After we retire, we no longer get a paycheck. We knew it was going to happen, but knowing it and experiencing it are two different things.
If you are struggling to live within your budget I've got a few suggestions that might help bring your retirement expenses into line with a more modest retirement income. (And if you have any other ideas, I'd love to hear them.)
The most important thing, I believe, is to economize on legacy goods and services -- things you're paying for that you don't really care about anymore. For example, maybe you're still paying for a membership to a swim-and-tennis club that your kids used to use, or a gym membership that you intended to use but never did. Or, if you're like me and have remarried, you can consolidate a lot of bills -- like insurance, phone, AAA membership -- to help your monthly budget.
Maybe you don't go to the big box store anymore, where you drop $250, and now that the kids are gone you end up throwing away half of your "bargain" purchases. And, do you really need life insurance if you don't have any dependents anymore?
If all this seems like small potatoes, remember, one small change may not make much of a difference, but add them all up and you might be talking real money.
I know from my own experience that if you downsize, you can sell some of the things you no longer use. Before we moved, I made about $200 when I carted several boxes of "leftovers" from our basement to the local picker's store. I could have made more if we had thought ahead and joined the neighborhood tag sale.

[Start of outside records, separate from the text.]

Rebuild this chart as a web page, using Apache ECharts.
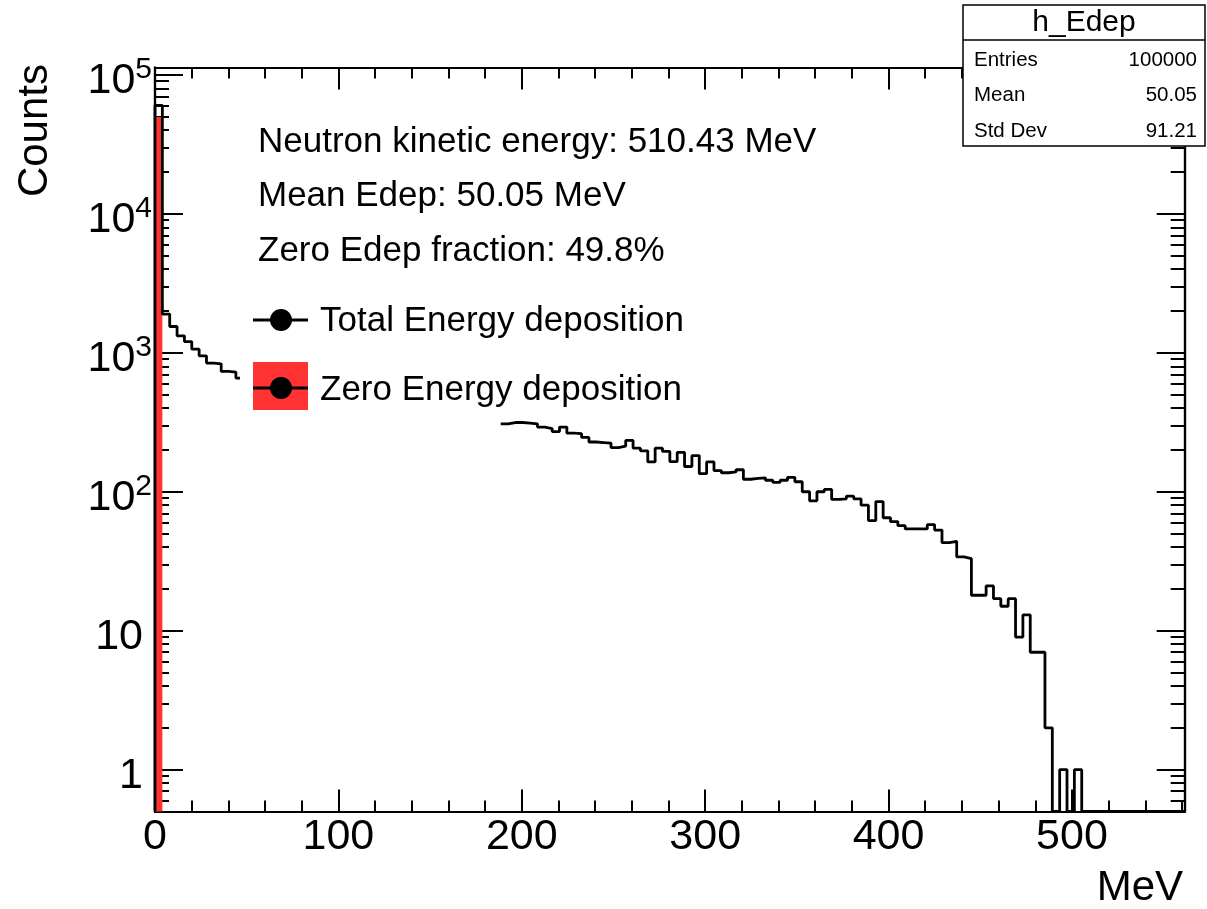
<!DOCTYPE html>
<html><head><meta charset="utf-8">
<script src="https://cdn.jsdelivr.net/npm/echarts@6/dist/echarts.min.js"></script>
<style>html,body{margin:0;padding:0;background:#fff}#c{width:1207px;height:909px}</style>
</head><body><div id="c"></div>
<script>
// ---- histogram binning (h_Edep: 140 bins from 0 to 561.473 MeV) ----
const X_MIN = 0, X_MAX = 561.473, N_BINS = 140;
const Y_MIN = 0.5, Y_MAX = 1.13e5;

// Total energy deposition counts per bin (null = hidden behind legend)
const totalCounts = [
  60400, 1898, 1546, 1325, 1205, 1062, 951, 844, 833, 734, 726, 658,
  null, null, null, null, null, null, null, null, null, null,
  null, null, null, null, null, null, null, null, null, null,
  null, null, null, null, null, null, null, null, null, null,
  null, null, null, null, null,
  308, 315, 315, 312, 308, 292, 285, 271, 292, 264,
  262, 246, 228, 226, 224, 208, 213, 234, 206, 197,
  164, 206, 195, 165, 192, 152, 182, 135, 164, 142,
  137, 139, 144, 123, 125, 126, 121, 117, 121, 127,
  118, 100, 86, 100, 104, 88, 89, 93, 89, 80,
  62, 85, 65, 61, 57, 54, 54, 54, 58, 53,
  43, 44, 34, 33, 18, 18, 21, 17, 15, 17,
  9, 13, 7, 7, 2, 0, 1, 0, 1,
  0, 0, 0, 0, 0, 0, 0, 0, 0, 0, 0, 0, 0, 0
];
// Zero energy deposition (only first bin filled)
const zeroCounts = [49800];

// Axis ticks / labels
const xMajorTicks = [0, 100, 200, 300, 400, 500];
const xMinorTicks = [20, 40, 60, 80, 120, 140, 160, 180, 220, 240, 260, 280, 320, 340, 360, 380, 420, 440, 460, 480, 520, 540, 560];
const yMajorTicks = [1, 10, 100, 1000, 10000, 100000];
const yMinorTicks = [0.6, 0.7, 0.8, 0.9,
  2, 3, 4, 5, 6, 7, 8, 9, 20, 30, 40, 50, 60, 70, 80, 90,
  200, 300, 400, 500, 600, 700, 800, 900, 2000, 3000, 4000, 5000, 6000, 7000, 8000, 9000,
  20000, 30000, 40000, 50000, 60000, 70000, 80000, 90000];

const statsTitle = 'h_Edep';
const statsRows = [['Entries', '100000'], ['Mean', '50.05'], ['Std Dev', '91.21']];
const infoLines = ['Neutron kinetic energy: 510.43 MeV', 'Mean Edep: 50.05 MeV', 'Zero Edep fraction: 49.8%'];
const legendNames = ['Total Energy deposition', 'Zero Energy deposition'];

const FONT = "'Liberation Sans', Arial, Helvetica, sans-serif";
const RED = '#ff3333';
const binW = (X_MAX - X_MIN) / N_BINS;
const edge = k => X_MIN + k * binW;

// step outline points
const linePts = [];
for (let k = 0; k < N_BINS; k++) {
  const v = totalCounts[k];
  if (v === null) {
    if (linePts.length && linePts[linePts.length - 1][1] !== '-') linePts.push([edge(k), '-']);
    continue;
  }
  const y = Math.max(v, Y_MIN);
  if (k === 0) linePts.push([edge(0), Y_MIN]);
  linePts.push([edge(k), y], [edge(k + 1), y]);
}
linePts.push([X_MAX, Y_MIN]);

const tickStyle = {color: '#000', width: 2};
const lineStyleAx = {color: '#000', width: 2.2};
function xAx(pos, ticks, len, labels) {
  return {
    type: 'value', min: X_MIN, max: X_MAX, position: pos,
    axisLine: {show: true, onZero: false, lineStyle: lineStyleAx},
    splitLine: {show: false},
    axisTick: {show: true, inside: true, length: len, lineStyle: tickStyle, customValues: ticks},
    axisLabel: labels ? {show: true, customValues: xMajorTicks, fontSize: 43, margin: 4, color: '#000', fontFamily: FONT} : {show: false}
  };
}
function yAx(pos, ticks, len, labels) {
  return {
    type: 'log', logBase: 10, min: Y_MIN, max: Y_MAX, position: pos,
    axisLine: {show: true, onZero: false, lineStyle: lineStyleAx},
    splitLine: {show: false},
    axisTick: {show: true, inside: true, length: len, lineStyle: tickStyle, customValues: ticks},
    axisLabel: labels ? {
      show: true, customValues: yMajorTicks, margin: 3, padding: [12, 0, 0, 0],
      formatter: v => {
        const e = Math.round(Math.log10(v));
        if (e === 0) return '{b|1}{g| }';
        if (e === 1) return '{b|10}{g| }';
        return '{b|10}{s|' + e + '}';
      },
      rich: {
        b: {fontSize: 43, lineHeight: 52, fontFamily: FONT, color: '#000'},
        s: {fontSize: 30, lineHeight: 30, verticalAlign: 'top', fontFamily: FONT, color: '#000'},
        g: {fontSize: 10, width: 9, color: 'rgba(0,0,0,0)'}
      }
    } : {show: false}
  };
}

const graphics = [
  // axis titles
  {type: 'text', x: 35, y: 64, rotation: Math.PI / 2, z: 100,
   style: {text: 'Counts', font: '42px ' + FONT, fill: '#000', textAlign: 'right', textVerticalAlign: 'middle'}},
  {type: 'text', x: 1183, y: 888, z: 100,
   style: {text: 'MeV', font: '42px ' + FONT, fill: '#000', textAlign: 'right', textVerticalAlign: 'middle'}},
  // legend box background
  {type: 'rect', z: 50, shape: {x: 240, y: 290, width: 260, height: 140}, style: {fill: '#fff'}},
  // legend entry 1
  {type: 'line', z: 60, shape: {x1: 253, y1: 320, x2: 308, y2: 320}, style: {stroke: '#000', lineWidth: 3}},
  {type: 'circle', z: 61, shape: {cx: 281, cy: 320, r: 11}, style: {fill: '#000'}},
  {type: 'text', z: 60, x: 320, y: 321, style: {text: legendNames[0], font: '35px ' + FONT, fill: '#000', textVerticalAlign: 'middle'}},
  // legend entry 2
  {type: 'rect', z: 60, shape: {x: 253, y: 362, width: 55, height: 48}, style: {fill: RED}},
  {type: 'line', z: 61, shape: {x1: 253, y1: 388, x2: 308, y2: 388}, style: {stroke: '#000', lineWidth: 3}},
  {type: 'circle', z: 62, shape: {cx: 281, cy: 388, r: 11}, style: {fill: '#000'}},
  {type: 'text', z: 60, x: 320, y: 390, style: {text: legendNames[1], font: '35px ' + FONT, fill: '#000', textVerticalAlign: 'middle'}},
  // stats box
  {type: 'rect', z: 100, shape: {x: 963, y: 5, width: 242, height: 141}, style: {fill: '#fff', stroke: '#000', lineWidth: 1.5}},
  {type: 'line', z: 101, shape: {x1: 963, y1: 40, x2: 1205, y2: 40}, style: {stroke: '#000', lineWidth: 1.5}},
  {type: 'text', z: 101, x: 1084, y: 23, style: {text: statsTitle, font: '30px ' + FONT, fill: '#000', textAlign: 'center', textVerticalAlign: 'middle'}}
];
statsRows.forEach((r, i) => {
  const yy = 60 + i * 35.5;
  graphics.push({type: 'text', z: 101, x: 974, y: yy, style: {text: r[0], font: '20.5px ' + FONT, fill: '#000', textVerticalAlign: 'middle'}});
  graphics.push({type: 'text', z: 101, x: 1197, y: yy, style: {text: r[1], font: '20.5px ' + FONT, fill: '#000', textAlign: 'right', textVerticalAlign: 'middle'}});
});
infoLines.forEach((t, i) => {
  graphics.push({type: 'text', z: 60, x: 258, y: [142, 196, 251][i], style: {text: t, font: '35px ' + FONT, fill: '#000', textVerticalAlign: 'middle'}});
});

const chart = echarts.init(document.getElementById('c'), null, {renderer: 'canvas'});
chart.setOption({
  animation: false,
  backgroundColor: '#fff',
  grid: {left: 155, top: 67.5, width: 1029.7, height: 744, containLabel: false},
  xAxis: [
    xAx('bottom', xMajorTicks, 22, true),
    xAx('bottom', xMinorTicks, 11, false),
    xAx('top', xMajorTicks, 22, false),
    xAx('top', xMinorTicks, 11, false)
  ],
  yAxis: [
    yAx('left', yMajorTicks, 28, true),
    yAx('left', yMinorTicks, 14, false),
    yAx('right', yMajorTicks, 28, false),
    yAx('right', yMinorTicks, 14, false)
  ],
  series: [
    {
      name: legendNames[1], type: 'custom', xAxisIndex: 0, yAxisIndex: 0, z: 1,
      encode: {x: [0, 1], y: 2},
      data: zeroCounts.map((v, i) => [edge(i), edge(i + 1), v]),
      renderItem: (params, api) => {
        const p0 = api.coord([api.value(0), Y_MIN]);
        const p1 = api.coord([api.value(1), api.value(2)]);
        return {type: 'rect', shape: {x: p0[0], y: p1[1], width: p1[0] - p0[0], height: p0[1] - p1[1]}, style: {fill: RED}};
      }
    },
    {
      name: legendNames[0], type: 'line', xAxisIndex: 0, yAxisIndex: 0, z: 3,
      data: linePts, showSymbol: false, symbol: 'none', connectNulls: false,
      lineStyle: {color: '#000', width: 2.8}
    }
  ],
  graphic: graphics
});
</script></body></html>
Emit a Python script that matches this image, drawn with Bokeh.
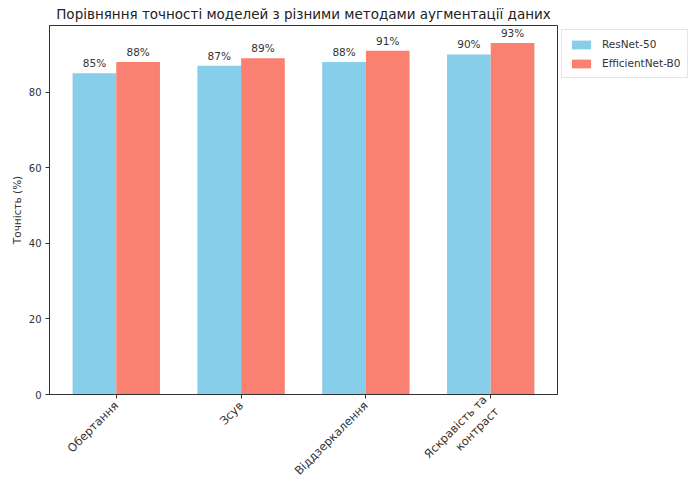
from bokeh.plotting import figure
from bokeh.models import ColumnDataSource, FixedTicker, Range1d, Legend, LegendItem
from bokeh.transform import dodge
from bokeh.core.properties import value
from bokeh.embed import file_html
from bokeh.resources import INLINE
import math

categories = ["Обертання", "Зсув", "Віддзеркалення", "Яскравість та\nконтраст"]
resnet = [85, 87, 88, 90]
effnet = [88, 89, 91, 93]
series_names = ["ResNet-50", "EfficientNet-B0"]
y_ticks = [0, 20, 40, 60, 80]

idx = list(range(len(categories)))
src = ColumnDataSource(dict(
    x=idx, r=resnet, e=effnet,
    rl=[f"{v}%" for v in resnet], el=[f"{v}%" for v in effnet],
))

FONT = "DejaVu Sans"
p = figure(frame_width=508, frame_height=369, output_backend="svg", toolbar_location=None,
           title="Порівняння точності моделей з різними методами аугментації даних",
           x_range=Range1d(-0.535, 3.535), y_range=Range1d(0, 97.65),
           min_border_left=49, min_border_right=4, min_border_top=0, min_border_bottom=80)
p.title.text_font = FONT
p.title.text_font_size = "13.5px"
p.title.text_font_style = "normal"
p.title.align = "center"
p.title.text_color = "#222222"
p.title.standoff = 7

w = 0.35
rb = p.vbar(x=dodge("x", -w / 2, range=p.x_range), top="r", width=w, source=src,
            fill_color="#87CEEB", line_color=None)
eb = p.vbar(x=dodge("x", w / 2, range=p.x_range), top="e", width=w, source=src,
            fill_color="#FA8072", line_color=None)
for col, lab, off in (("r", "rl", -w / 2), ("e", "el", w / 2)):
    p.text(x=dodge("x", off, range=p.x_range), y=col, text=lab, source=src,
           text_align="center", text_baseline="bottom", y_offset=-4,
           text_font=value(FONT), text_font_size="10.5px", text_color="#333333")

p.grid.visible = False
p.outline_line_color = "#333333"
p.outline_line_width = 1

p.xaxis.ticker = FixedTicker(ticks=idx)
p.xaxis.major_label_overrides = {i: c for i, c in enumerate(categories)}
p.xaxis.major_label_orientation = math.pi / 4
p.yaxis.ticker = FixedTicker(ticks=y_ticks)
p.yaxis.axis_label = "Точність (%)"
for ax in (p.xaxis, p.yaxis):
    ax.minor_tick_line_color = None
    ax.major_tick_in = 0
    ax.major_tick_out = 4
    ax.axis_line_color = "#333333"
    ax.major_tick_line_color = "#333333"
    ax.major_label_text_font = FONT
    ax.major_label_text_color = "#333333"
    ax.axis_label_text_font = FONT
    ax.axis_label_text_font_size = "10.5px"
    ax.axis_label_text_font_style = "normal"
    ax.axis_label_text_color = "#333333"
p.xaxis.major_label_text_font_size = "11.5px"
p.yaxis.major_label_text_font_size = "10px"
p.yaxis.axis_label_standoff = 3
p.yaxis.major_label_standoff = 4

legend = Legend(items=[LegendItem(label=series_names[0], renderers=[rb]),
                       LegendItem(label=series_names[1], renderers=[eb])],
                location="top_left", label_text_font=FONT, label_text_font_size="10.5px",
                label_text_color="#333333", border_line_color="#cccccc",
                glyph_width=24, glyph_height=11, label_height=14, spacing=5,
                label_standoff=9, padding=7, margin=4)
p.add_layout(legend, "right")

open("out.html", "w").write(file_html(p, INLINE))
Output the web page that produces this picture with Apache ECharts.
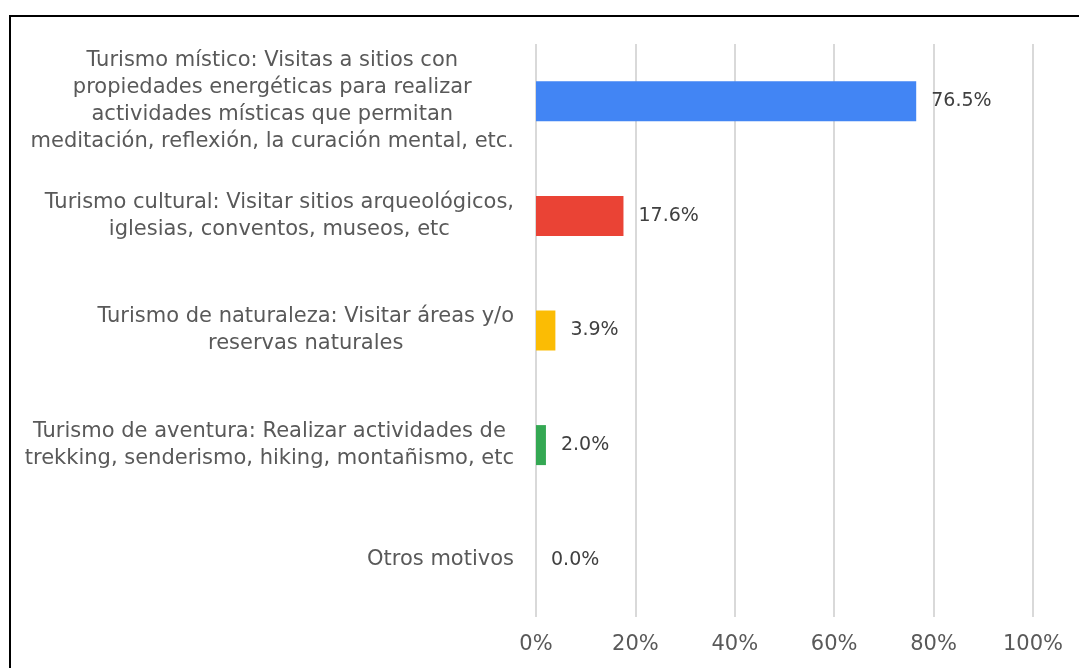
<!DOCTYPE html>
<html>
<head>
<meta charset="utf-8">
<script src="https://cdn.jsdelivr.net/npm/echarts@6/dist/echarts.min.js"></script>
<style>
  html, body { margin: 0; padding: 0; background: #fff; }
  #chart { position: absolute; left: 0; top: 0; width: 1079px; height: 668px; }
  /* marco del gráfico (sale por la derecha y abajo, como en la imagen) */
  #frame { position: absolute; left: 9px; top: 15px; width: 1100px; height: 700px;
           border: 2px solid #000; box-sizing: border-box; pointer-events: none; }
</style>
</head>
<body>
<div id="chart"></div>
<div id="frame"></div>
<script>
// Motivos de visita (de arriba hacia abajo)
const categories = [
  'Turismo místico: Visitas a sitios con\npropiedades energéticas para realizar\nactividades místicas que permitan\nmeditación, reflexión, la curación mental, etc.',
  'Turismo cultural: Visitar sitios arqueológicos,\niglesias, conventos, museos, etc',
  'Turismo de naturaleza: Visitar áreas y/o\nreservas naturales',
  'Turismo de aventura: Realizar actividades de\ntrekking, senderismo, hiking, montañismo, etc',
  'Otros motivos',
];
const values = [76.5, 17.6, 3.9, 2.0, 0.0];
const barColors = ['#4285F4', '#EA4335', '#FBBC04', '#34A853', '#FF6D01'];
const xTicks = [0, 20, 40, 60, 80, 100];

const FONT = 'DejaVu Sans';

const chart = echarts.init(document.getElementById('chart'));
chart.setOption({
  backgroundColor: '#fff',
  animation: false,
  grid: { left: 536, right: 46, top: 44, bottom: 51 },
  xAxis: {
    type: 'value',
    min: xTicks[0],
    max: xTicks[xTicks.length - 1],
    interval: xTicks[1] - xTicks[0],
    axisLine: { show: false },
    axisTick: { show: false },
    axisLabel: {
      formatter: '{value}%',
      color: '#595959',
      fontFamily: FONT,
      fontSize: 21,
      margin: 17,
    },
    splitLine: { lineStyle: { color: '#d9d9d9', width: 2 } },
  },
  yAxis: {
    type: 'category',
    inverse: true,
    data: categories,
    axisLine: { show: false },
    axisTick: { show: false },
    axisLabel: {
      margin: 22,
      // cada línea centrada dentro del bloque, bloque alineado a la derecha
      formatter: (v) => v.split('\n').map((l) => `{c|${l}}`).join('\n'),
      rich: {
        c: { align: 'center', color: '#595959', fontFamily: FONT, fontSize: 21, lineHeight: 27 },
      },
    },
  },
  series: [{
    type: 'bar',
    barWidth: 40,
    data: values.map((v, i) => ({ value: v, itemStyle: { color: barColors[i] } })),
    label: {
      show: true,
      position: 'right',
      distance: 15,
      color: '#404040',
      fontFamily: FONT,
      fontSize: 19,
      formatter: (p) => p.value.toFixed(1) + '%',
    },
  }],
});
</script>
</body>
</html>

Other people may have bigger fish to fry. Do you still have that old boat you bought when your kids were teenagers? Do you have an extra car that's rusting away in the driveway, or a vacation condo or time share you hardly ever use anymore? Even if your unwanted items have greatly depreciated, it's still better to have the money now rather than the headache of getting rid of it later on.
Also, as we enter retirement we should be paying down debt not taking out more loans. There will be no more salary increases to cover those additional monthly payments. The credit card is the worst (do we all pay off in full at the end of the month?) since interest rates are high and penalties lurk around every corner. If you are running a balance, don't hesitate to call your credit company to try to negotiate a better rate. Sometimes it works!
But we shouldn't worry too much if we're carrying a mortgage into retirement. That is the last debt to pay off. But trust me, there's no better feeling of security than living in a home that's free and clear of the bank.
I'm not going to try to tell you how to save money when you're
traveling, because I'm no expert. I don't travel that much.
(But come to think of it, it's certainly one way to afford
retirement -- cut down on the travel budget!)
But I will mention something else. It's something I see all the time: Retired people still
buying things for their grownup kids, or sending them a check a couple of times a year. But there's no law that
says you have to subsidize their rent or pony up a down payment on a car
or house. Remember the old saying about roots and
wings. You gave your kids roots. Now it's time to give them wings, and
let them fly on their own.
I got this last idea at a retirement seminar I attended -- not a practical tip, but more of an attitude adjustment. One fellow stood up and told us that he retired from IBM about three years ago. He used to run a department and have people reporting to him, and he had a pretty good salary and some stock options and he wasn't shy about spending his money on a big house and three cars and a yearly trip to Europe.
After he retired he felt like he had no purpose in life. Then he realized he had defined himself by his job -- he was an IBMer -- and in some sense he "kept score" of his life by how much money he made and how many people reported to him. Now he didn't have that anymore. He had to come up with a different way to define himself and a different way to keep score.
Now he volunteers with Habitat for Humanity and also at the local senior center. He sold his house and moved into a condominium, and he doesn't travel much anymore. Why? Because now he defines himself as a volunteer rather than an IBMer, and he keeps score not by how much money he makes, or by how much stuff he buys, but by how many people he has helped.
He doesn't make nearly as much money, and doesn't spend as much either. But he enjoys a closer relationship with his community. And he feels less stressed, more relaxed, and in his heart he is much happier.